Top purchasing officials at the Homeland Security Department went before the House Government Reform Committee today to try to explain a newly released committee report that pinpoints numerous problems in DHS procurement and contracting procedures.
The report, prepared by committee chairman Rep. Tom Davis (R-Va.) and ranking member Rep. Henry Waxman (D-Calif.), identified 32 DHS contracts worth $34.3 billion that involved significant overcharges, wasteful spending or mismanagement.
Davis described DHS purchasing system as acquisition dysfunction.
The report found that procurement spending at DHS has increased 189 percent since the founding of the agency, rising from 14,000 contracts valued at $3.5 billion in 2003 to 63,000 contracts worth $10 billion by 2005. That increase was 11 times faster than the remainder of federal discretionary spending, the report states.

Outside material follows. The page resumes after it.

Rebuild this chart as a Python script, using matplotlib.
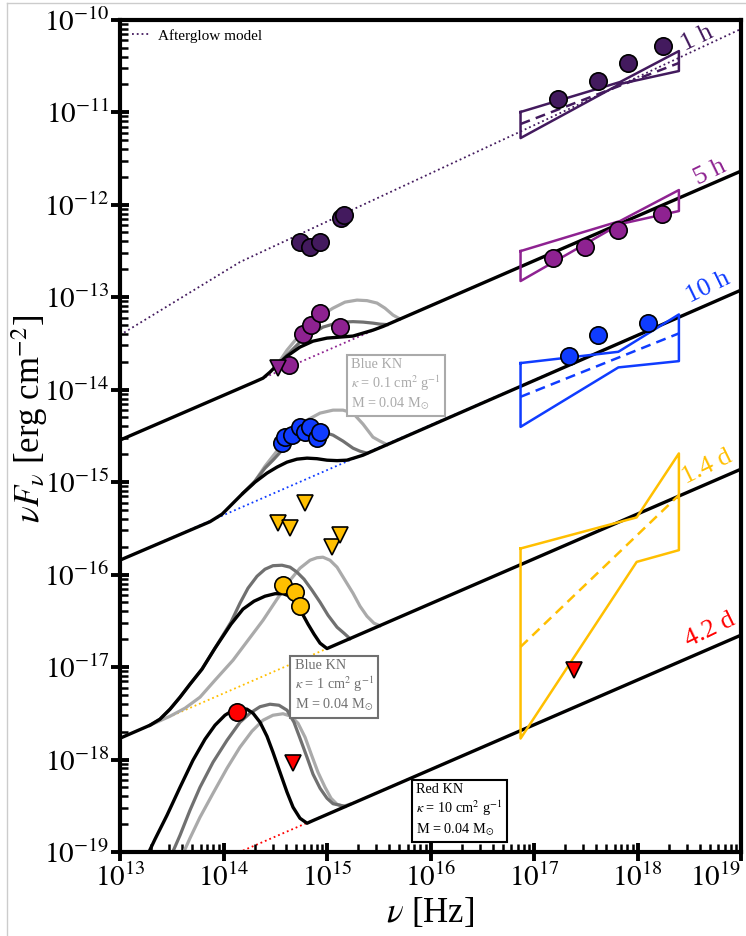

Moreover, sole-source and limited competition contracts have grown even faster than overall DHS procurement spending and have been accompanied by pervasive mismanagement, the report states.
The report shows a pattern of reckless spending at DHS that included several billion dollars spent on airport screening equipment and port facilities radiation-detection systems that did not work, and a $400 million Integrated Surveillance Intelligence System border security monitoring system whose cameras shut down in inclement weather, Waxman said.
The report criticizes the $10 billion contract awarded to Accenture to implement the U.S. Visitor and Immigrant Status Indicator Technology program to amass data on foreign visitors. The committee found the system relies on out-of-date and ineffective technologies, the report states. Even if US-VISIT worked properly, it might not prove to be an efficient or effective border security system, the committee said.
The report also focused on the Transportation Security Agencys $1 billion contract with Unisys to upgrade airport computer networks. By September 2005, less than halfway through the contract period, TSA had spent 80 percent of the contract.